The Quarterback’s Second Chapter
Steve Sarkisian wasn’t kidding when he said we’d only read “one chapter” of the Manning story after that 14-7 snooze fest in Columbus. Chapter Two? Much more entertaining. The redshirt sophomore threw for 295 yards and four touchdowns while adding a 20-yard rushing score that had the Longhorn faithful remembering why they fell in love with this kid in the first place.
Manning’s stat line told the story: 19-of-30 passing, five total touchdowns, and a performance that looked nothing like the hesitant quarterback we saw stumbling through Ohio Stadium. Sure, San Jose State isn’t exactly Ohio State’s defensive cousin, but sometimes you need to feast on inferior competition to get your confidence back.
The best part? Manning looked loose. Relaxed. Like someone actually told him it was okay to have fun playing football again. His connection with Parker “White Chocolate” Livingstone (seriously, what a nickname) produced an 83-yard touchdown bomb that had the home crowd ready to storm the field.
When the Floodgates Finally Opened
The early jitters were real, though.

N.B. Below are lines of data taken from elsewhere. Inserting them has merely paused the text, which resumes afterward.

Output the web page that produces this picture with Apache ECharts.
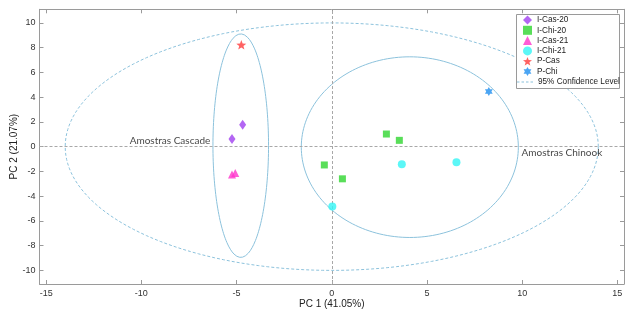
<!DOCTYPE html>
<html>
<head>
<meta charset="utf-8">
<script src="https://cdn.jsdelivr.net/npm/echarts@6/dist/echarts.min.js"></script>
<style>
html,body{margin:0;padding:0;background:#fff}
#chart{width:638px;height:316px}
</style>
</head>
<body>
<div id="chart"></div>
<script>
// scores, [PC1, PC2]
const iCas20 = [[-4.68, 1.77], [-5.24, 0.62]]
const iChi20 = [[2.87, 1.02], [3.55, 0.51], [-0.39, -1.48], [0.56, -2.60]]
const iCas21 = [[-5.24, -2.26], [-5.07, -2.12]]
const iChi21 = [[3.68, -1.43], [6.55, -1.27], [0.03, -4.84]]
const pCas = [[-4.75, 8.23]]
const pChi = [[8.25, 4.46]]

// ellipses: confidence 95%, Cascade group, Chinook group
const ellipseNames = ['95% Confidence Level', 'Cascade', 'Chinook']
const ellipseCx = [0, -4.78, 4.1]
const ellipseCy = [0, 0.08, -0.04]
const ellipseRx = [14, 1.46, 5.7]
const ellipseRy = [10, 9.03, 7.3]

const annoText = ['Amostras Cascade', 'Amostras Chinook']
const annoX = [-6.38, 9.97]
const annoY = [0.5, -0.46]

const xTicks = [-15, -10, -5, 0, 5, 10, 15]
const yTicks = [-10, -8, -6, -4, -2, 0, 2, 4, 6, 8, 10]
const xRange = [-15.35, 15.35]
const yRange = [-11.1, 11.1]

function starPath(n, inner) {
    let d = ''
    for (let i = 0; i < 2 * n; i++) {
        const r = i % 2 ? inner : 1
        const a = -Math.PI / 2 + i * Math.PI / n
        d += (i ? 'L' : 'M') + (Math.cos(a) * r).toFixed(3) + ' ' + (Math.sin(a) * r).toFixed(3)
    }
    return 'path://' + d + 'Z'
}

function ellipsePoints(k) {
    const pts = []
    for (let i = 0; i <= 180; i++) {
        const t = i / 180 * 2 * Math.PI
        pts.push([ellipseCx[k] + ellipseRx[k] * Math.cos(t), ellipseCy[k] + ellipseRy[k] * Math.sin(t)])
    }
    return pts
}

const font = 'Liberation Sans, Arial, sans-serif'
const boxColor = '#9a9a9a'
const ellColor = '#8cc2dc'
const dashIcon = 'path://M0 0H2.5V1H0ZM4.5 0H7V1H4.5ZM9 0H11.5V1H9ZM13.5 0H16V1H13.5Z'

const axisBase = {
    type: 'value',
    splitLine: { show: false },
    axisLine: { show: true, onZero: false, lineStyle: { color: boxColor, width: 1 } },
    axisTick: { show: true, inside: true, length: 4, lineStyle: { color: boxColor } }
}

function scatter(name, data, symbol, size, color) {
    return {
        name: name, type: 'scatter', data: data, symbol: symbol, symbolSize: size,
        symbolKeepAspect: true, itemStyle: { color: color }, z: 5
    }
}

const legendText = { fontSize: 8.2, lineHeight: 9, color: '#222', fontFamily: font }

const chart = echarts.init(document.getElementById('chart'))
chart.setOption({
    animation: false,
    grid: { left: 39.5, right: 14, top: 9.3, bottom: 32, outerBoundsMode: 'none', containLabel: false },
    xAxis: [
        Object.assign({}, axisBase, {
            min: xRange[0], max: xRange[1], position: 'bottom',
            axisTick: Object.assign({}, axisBase.axisTick, { customValues: xTicks }),
            axisLabel: { customValues: xTicks, fontSize: 9, color: '#333', fontFamily: font, margin: 5 },
            name: 'PC 1 (41.05%)', nameLocation: 'middle', nameGap: 15, nameMoveOverlap: false,
            nameTextStyle: { fontSize: 10, color: '#222', fontFamily: font }
        }),
        Object.assign({}, axisBase, {
            min: xRange[0], max: xRange[1], position: 'top',
            axisTick: Object.assign({}, axisBase.axisTick, { customValues: xTicks }),
            axisLabel: { show: false }
        })
    ],
    yAxis: [
        Object.assign({}, axisBase, {
            min: yRange[0], max: yRange[1], position: 'left',
            axisTick: Object.assign({}, axisBase.axisTick, { customValues: yTicks }),
            axisLabel: { customValues: yTicks, fontSize: 9, color: '#333', fontFamily: font, margin: 4 },
            name: 'PC 2 (21.07%)', nameLocation: 'middle', nameGap: 20, nameMoveOverlap: false,
            nameTextStyle: { fontSize: 10, color: '#222', fontFamily: font }
        }),
        Object.assign({}, axisBase, {
            min: yRange[0], max: yRange[1], position: 'right',
            axisTick: Object.assign({}, axisBase.axisTick, { customValues: yTicks }),
            axisLabel: { show: false }
        })
    ],
    graphic: [{
        type: 'rect', left: 516, top: 14, z: 3,
        shape: { width: 103, height: 74 },
        style: { fill: '#fff', stroke: boxColor, lineWidth: 1 }
    }],
    legend: [
        {
            orient: 'vertical', left: 523, top: 15.5, padding: 0,
            itemWidth: 9, itemHeight: 9, itemGap: 1.3,
            textStyle: legendText,
            data: ['I-Cas-20', 'I-Chi-20', 'I-Cas-21', 'I-Chi-21', 'P-Cas', 'P-Chi']
        },
        {
            orient: 'vertical', left: 517, top: 77.5, padding: 0,
            itemWidth: 16, itemHeight: 9,
            textStyle: legendText,
            data: [{ name: ellipseNames[0], icon: dashIcon }]
        }
    ],
    series: [
        {
            name: ellipseNames[0], type: 'line', data: ellipsePoints(0), symbol: 'none',
            lineStyle: { color: ellColor, width: 1, type: [3, 2] }, itemStyle: { color: ellColor },
            silent: true, z: 2,
            markLine: {
                silent: true, symbol: 'none', label: { show: false },
                lineStyle: { color: '#a8a8a8', width: 1, type: [3, 2] },
                data: [{ yAxis: 0 }, { xAxis: 0 }]
            }
        },
        {
            name: ellipseNames[1], type: 'line', data: ellipsePoints(1), symbol: 'none',
            lineStyle: { color: ellColor, width: 1 }, silent: true, z: 2
        },
        {
            name: ellipseNames[2], type: 'line', data: ellipsePoints(2), symbol: 'none',
            lineStyle: { color: ellColor, width: 1 }, silent: true, z: 2
        },
        scatter('I-Cas-20', iCas20, 'diamond', [7, 10], '#a040f0'),
        scatter('I-Chi-20', iChi20, 'rect', 7, '#2fd62f'),
        scatter('I-Cas-21', iCas21, 'triangle', 8, '#ff33cc'),
        scatter('I-Chi-21', iChi21, 'circle', 8, '#33f5f5'),
        scatter('P-Cas', pCas, starPath(5, 0.42), 10, '#ff3b3b'),
        scatter('P-Chi', pChi, starPath(6, 0.58), 9, '#1e8ff0'),
        {
            type: 'scatter', symbolSize: 0, silent: true, z: 6,
            data: annoText.map((t, i) => ({
                value: [annoX[i], annoY[i]], name: t,
                label: { show: true, position: i === 0 ? 'left' : 'right', distance: 0 }
            })),
            label: { formatter: '{b}', fontSize: 10, color: '#111', fontFamily: 'Lato, sans-serif' }
        }
    ]
})
</script>
</body>
</html>
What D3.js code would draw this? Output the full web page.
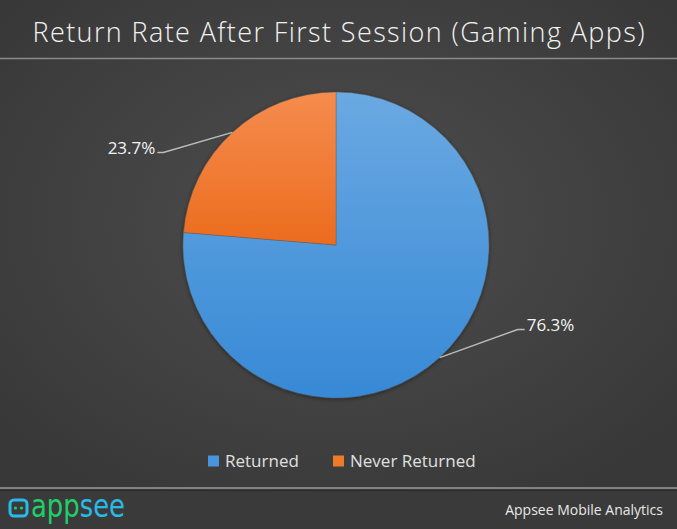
<!DOCTYPE html>
<html><head><meta charset="utf-8">
<script src="https://cdn.jsdelivr.net/npm/d3@7"></script>
<style>html,body{margin:0;padding:0;background:#3b3b3b;overflow:hidden}</style>
</head><body>
<svg id="c" width="677" height="529"></svg>
<script>
const categories = ["Returned", "Never Returned"];
const values = [76.3, 23.7];
const labels = ["76.3%", "23.7%"];
const colors = ["#4a94dc", "#f07a2c"];
const titleText = "Return Rate After First Session (Gaming Apps)";

const W = 677, H = 529;
const svg = d3.select("#c");
const defs = svg.append("defs");

const bg = defs.append("radialGradient").attr("id","bg").attr("cx","50%").attr("cy","45%").attr("r","65%");
bg.append("stop").attr("offset","0%").attr("stop-color","#4e4e4e");
bg.append("stop").attr("offset","100%").attr("stop-color","#383838");

const gB = defs.append("linearGradient").attr("id","gB").attr("x1",0).attr("y1",0).attr("x2",0).attr("y2",1);
gB.append("stop").attr("offset","0%").attr("stop-color","#6aa9e2");
gB.append("stop").attr("offset","100%").attr("stop-color","#3789d6");
const gO = defs.append("linearGradient").attr("id","gO").attr("x1",0).attr("y1",0).attr("x2",0).attr("y2",1);
gO.append("stop").attr("offset","0%").attr("stop-color","#f58c4e");
gO.append("stop").attr("offset","100%").attr("stop-color","#ec6c1e");
const fills = ["url(#gB)", "url(#gO)"];

const gL = defs.append("linearGradient").attr("id","gL").attr("gradientUnits","userSpaceOnUse")
  .attr("x1",31).attr("y1",0).attr("x2",125).attr("y2",0);
gL.append("stop").attr("offset","0.5").attr("stop-color","#1fcf6a");
gL.append("stop").attr("offset","0.5").attr("stop-color","#29b9ea");

const sh = defs.append("filter").attr("id","sh").attr("x","-20%").attr("y","-20%").attr("width","140%").attr("height","140%");
sh.append("feDropShadow").attr("dx",0).attr("dy",1).attr("stdDeviation",2).attr("flood-color","#000").attr("flood-opacity",0.45);

svg.append("rect").attr("width",W).attr("height",490).attr("fill","url(#bg)");

// title
svg.append("text").attr("x",W/2).attr("y",42).attr("text-anchor","middle")
  .attr("font-family","'Open Sans', 'Noto Sans', sans-serif").attr("font-size",27).attr("font-weight",300)
  .attr("fill","#f2f2f2").attr("textLength",612).attr("lengthAdjust","spacing")
  .text(titleText);
svg.append("line").attr("x1",0).attr("x2",W).attr("y1",58.5).attr("y2",58.5)
  .attr("stroke","#8a8a8a").attr("stroke-width",1.5);

// pie
const cx = 336, cy = 245, R = 153;
const pie = d3.pie().sort(null).value(d => d)(values);
const arc = d3.arc().innerRadius(0).outerRadius(R);
const g = svg.append("g").attr("transform",`translate(${cx},${cy})`);
g.append("g").attr("filter","url(#sh)").selectAll("path").data(pie).join("path")
  .attr("d",arc).attr("fill",(d,i)=>fills[i]).attr("stroke","#5a5a5a").attr("stroke-width",0.4);

// leader lines & labels
const elbowDx = [78, -69], elbowDy = [-28, 20], hx = [7, -6];
pie.forEach((d,i)=>{
  const a = (d.startAngle + d.endAngle)/2;
  const px = R*Math.sin(a), py = -R*Math.cos(a);
  const ex = px + elbowDx[i], ey = py + elbowDy[i];
  const hx2 = ex + hx[i];
  g.append("polyline").attr("points",`${px},${py} ${ex},${ey} ${hx2},${ey}`)
    .attr("fill","none").attr("stroke","#bdbdbd").attr("stroke-width",1.3);
  g.append("text").attr("x", hx2 + (hx[i] > 0 ? 2 : -2)).attr("y", ey + 1)
    .attr("text-anchor", hx[i] > 0 ? "start" : "end")
    .attr("font-family","'Open Sans', 'Noto Sans', sans-serif").attr("font-size",17)
    .attr("fill","#f4f4f4").text(labels[i]);
});

// legend
const legX = [208, 333];
const lg = svg.append("g");
categories.forEach((c,i)=>{
  lg.append("rect").attr("x",legX[i]).attr("y",455.5).attr("width",11).attr("height",11).attr("fill",colors[i]);
  lg.append("text").attr("x",legX[i]+17).attr("y",467)
    .attr("font-family","'Open Sans', 'Noto Sans', sans-serif").attr("font-size",17)
    .attr("fill","#e0e0e0").text(c);
});

// footer
svg.append("rect").attr("x",0).attr("y",490).attr("width",W).attr("height",39).attr("fill","#3a3a3a");
svg.append("line").attr("x1",0).attr("x2",W).attr("y1",488).attr("y2",488).attr("stroke","#9a9a9a").attr("stroke-width",1.5);
svg.append("line").attr("x1",0).attr("x2",W).attr("y1",490.5).attr("y2",490.5).attr("stroke","#2a2a2a").attr("stroke-width",1.2);

// logo
const logo = svg.append("g");
logo.append("rect").attr("x",10).attr("y",500).attr("width",17).attr("height",16).attr("rx",4)
  .attr("fill","none").attr("stroke","#29b9ea").attr("stroke-width",3);
logo.append("circle").attr("cx",15.5).attr("cy",508).attr("r",1.6).attr("fill","#1fcf6a");
logo.append("circle").attr("cx",21.5).attr("cy",508).attr("r",1.6).attr("fill","#1fcf6a");
logo.append("text").attr("x",31).attr("y",517)
  .attr("font-family","'DejaVu Sans Condensed', 'Liberation Sans Narrow', sans-serif").attr("font-size",32)
  .attr("textLength",94).attr("lengthAdjust","spacingAndGlyphs").attr("fill","url(#gL)").text("appsee");

svg.append("text").attr("x",663).attr("y",515).attr("text-anchor","end")
  .attr("font-family","'Open Sans', 'Noto Sans', sans-serif").attr("font-size",14)
  .attr("fill","#e8e8e8").text("Appsee Mobile Analytics");
</script>
</body></html>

Manning’s first pass sailed five yards over his intended target like he was throwing to a basketball hoop. His second attempt looked like he was playing catch with his little brother in the backyard – all arm, no rhythm.
But then something clicked. Maybe it was Tight End Jack Endries hauling in that perfect seam route, or perhaps it was watching his defense create four turnovers that the offense converted into 28 first-half points. Whatever it was, Manning started playing like the quarterback everyone expected him to be.
The 83-yard touchdown pass to Livingstone was pure poetry. Manning stood tall in the pocket, delivered a perfect strike, and watched his receiver turn a wheel route into a house call. That’s the kind of play that makes recruiting analysts lose their minds and opposing defensive coordinators lose sleep.
Building Momentum For What Matters
Here’s the thing about college football – you can’t judge a season on one game, whether it’s a disaster in Columbus or a demolition job against an overmatched opponent. But what Saturday did was restore some swagger to a Texas team that looked shell-shocked just a week ago.
Manning’s interception in the red zone? Learning experience. His strip-sack fumble? Part of the growing process. The four touchdown passes and dominant first-half performance? That’s the ceiling this team is trying to reach.
The real test comes later. UTEP and Sam Houston will likely be more of the same – opportunities for Manning to build rhythm and confidence against teams that don’t have Ohio State’s talent level. But when Texas travels to Florida for its SEC opener on October 4, we will find out if this bounce-back performance was genuine progress or just target practice.
The Bigger Picture
What made Saturday encouraging wasn’t just Manning’s individual performance – it was how the entire team responded to adversity. The defense created turnovers. The offensive line gave Manning time to work. Even Kicker Mason Shipley nailed his first field goal as a Longhorn.
That’s complementary football, folks. The kind that wins championships. Manning isn’t perfect, and he doesn’t need to be. What he needs to be is better than he was in Columbus, and Saturday proved he’s capable of that growth. The kid has elite arm talent, mobility that keeps plays alive, and the kind of pedigree that suggests his ceiling is somewhere in the stratosphere.
The chapter Sarkisian talked about? It’s getting more interesting by the week. And if Saturday was any indication, the best parts of this story are still being written.